What you need to do - Your task is to copy the listing exactly. Drop any pictures from the copy.

---------- Raw data ----------

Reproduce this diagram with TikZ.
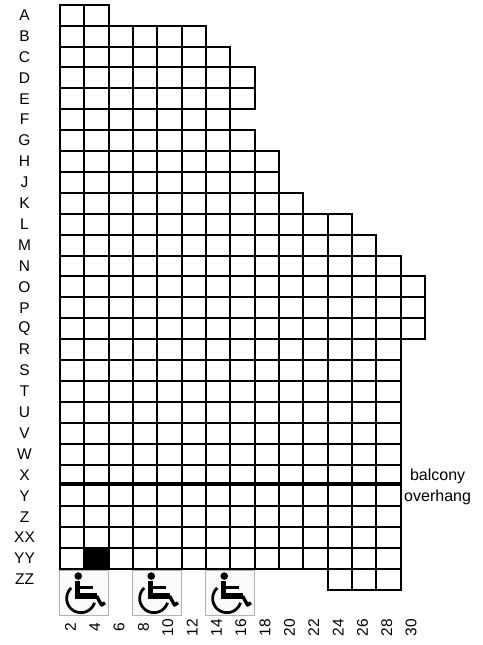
\documentclass[tikz,border=0pt]{standalone}
\usepackage{fontspec}
\setmainfont{Liberation Sans}
\tikzset{
  cell/.style={draw=black, line width=2pt},
  rowlabel/.style={inner sep=0pt, font=\fontsize{15.5}{18}\selectfont},
  collabel/.style={inner sep=0pt, rotate=90, font=\fontsize{15.5}{18}\selectfont},
  notelabel/.style={inner sep=0pt, anchor=base, font=\fontsize{16}{18}\selectfont},
  wheelbox/.pic={
    \begin{scope}[x=1pt, y=-1pt]
      \draw[draw=gray!60, fill=gray!4, line width=1pt] (0,0) rectangle (49,45);
      \fill (19,6) circle (3.8);
      \draw[line width=5.2pt] (18,11) -- (18,26) -- (37.3,26);
      \draw[line width=3.4pt, line join=round] (37.3,26) -- (42.3,35) -- (45.7,32.7);
      \draw[line width=3.2pt] (18,17.3) -- (34,17.3);
      \draw[line width=2.8pt] (21.7,28.3) ++(227:14.3) arc[start angle=227, end angle=18, radius=14.3];
    \end{scope}
  }
}
\begin{document}
\begin{tikzpicture}[x=24.33pt, y=-20.9pt]
    \useasboundingbox (-2.466,-0.225) rectangle (17.345,30.636);
    \foreach \x/\name in {0/a,3/b,6/c} {\pic (chair-\name) at (\x-0.03,27.05) {wheelbox};}
    \foreach \lab/\first/\last [count=\row from 0] in {A/0/2,B/0/6,C/0/7,D/0/8,E/0/8,F/0/7,G/0/8,H/0/9,J/0/9,K/0/10,L/0/12,M/0/13,N/0/14,O/0/15,P/0/15,Q/0/15,R/0/14,S/0/14,T/0/14,U/0/14,V/0/14,W/0/14,X/0/14,Y/0/14,Z/0/14,XX/0/14,YY/0/14,ZZ/11/14} {
      \pgfmathtruncatemacro{\stop}{\last-1}
      \foreach \x in {\first,...,\stop} {\draw[cell] (\x,\row) rectangle +(1,1);}
      \node[rowlabel] (row-\lab) at (-1.459,\row+0.5) {\lab};
    }
    \fill (1,26) rectangle (2,27);
    \draw[line width=4.6pt] (0,22.93) -- (14,22.93);
    \foreach \n [count=\i from 0] in {2,4,...,30} {\node[collabel] (col-\n) at (\i+0.43,29.8) {\n};}
    \node[notelabel] (balcony) at (15.52,22.77) {balcony};
    \node[notelabel] (overhang) at (15.52,23.75) {overhang};
  \end{tikzpicture}
\end{document}
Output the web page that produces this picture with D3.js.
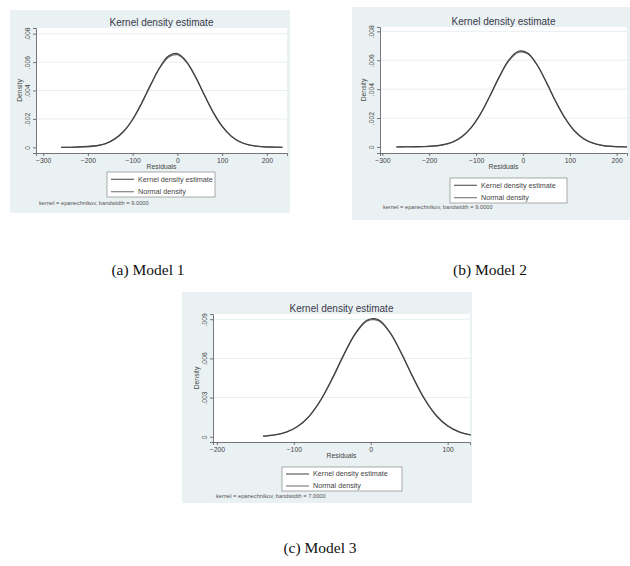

----------

Answer to this exercise -
Reproduce this diagram with TikZ.
\documentclass[tikz,border=0pt]{standalone}
\usepackage{fontspec}
\setmainfont{Liberation Sans}
\tikzset{
  cell/.style={draw=black, line width=2pt},
  rowlabel/.style={inner sep=0pt, font=\fontsize{15.5}{18}\selectfont},
  collabel/.style={inner sep=0pt, rotate=90, font=\fontsize{15.5}{18}\selectfont},
  notelabel/.style={inner sep=0pt, anchor=base, font=\fontsize{16}{18}\selectfont},
  wheelbox/.pic={
    \begin{scope}[x=1pt, y=-1pt]
      \draw[draw=gray!60, fill=gray!4, line width=1pt] (0,0) rectangle (49,45);
      \fill (19,6) circle (3.8);
      \draw[line width=5.2pt] (18,11) -- (18,26) -- (37.3,26);
      \draw[line width=3.4pt, line join=round] (37.3,26) -- (42.3,35) -- (45.7,32.7);
      \draw[line width=3.2pt] (18,17.3) -- (34,17.3);
      \draw[line width=2.8pt] (21.7,28.3) ++(227:14.3) arc[start angle=227, end angle=18, radius=14.3];
    \end{scope}
  }
}
\begin{document}
\begin{tikzpicture}[x=24.33pt, y=-20.9pt]
    \useasboundingbox (-2.466,-0.225) rectangle (17.345,30.636);
    \foreach \x/\name in {0/a,3/b,6/c} {\pic (chair-\name) at (\x-0.03,27.05) {wheelbox};}
    \foreach \lab/\first/\last [count=\row from 0] in {A/0/2,B/0/6,C/0/7,D/0/8,E/0/8,F/0/7,G/0/8,H/0/9,J/0/9,K/0/10,L/0/12,M/0/13,N/0/14,O/0/15,P/0/15,Q/0/15,R/0/14,S/0/14,T/0/14,U/0/14,V/0/14,W/0/14,X/0/14,Y/0/14,Z/0/14,XX/0/14,YY/0/14,ZZ/11/14} {
      \pgfmathtruncatemacro{\stop}{\last-1}
      \foreach \x in {\first,...,\stop} {\draw[cell] (\x,\row) rectangle +(1,1);}
      \node[rowlabel] (row-\lab) at (-1.459,\row+0.5) {\lab};
    }
    \fill (1,26) rectangle (2,27);
    \draw[line width=4.6pt] (0,22.93) -- (14,22.93);
    \foreach \n [count=\i from 0] in {2,4,...,30} {\node[collabel] (col-\n) at (\i+0.43,29.8) {\n};}
    \node[notelabel] (balcony) at (15.52,22.77) {balcony};
    \node[notelabel] (overhang) at (15.52,23.75) {overhang};
  \end{tikzpicture}
\end{document}
Output the web page that produces this picture with D3.js.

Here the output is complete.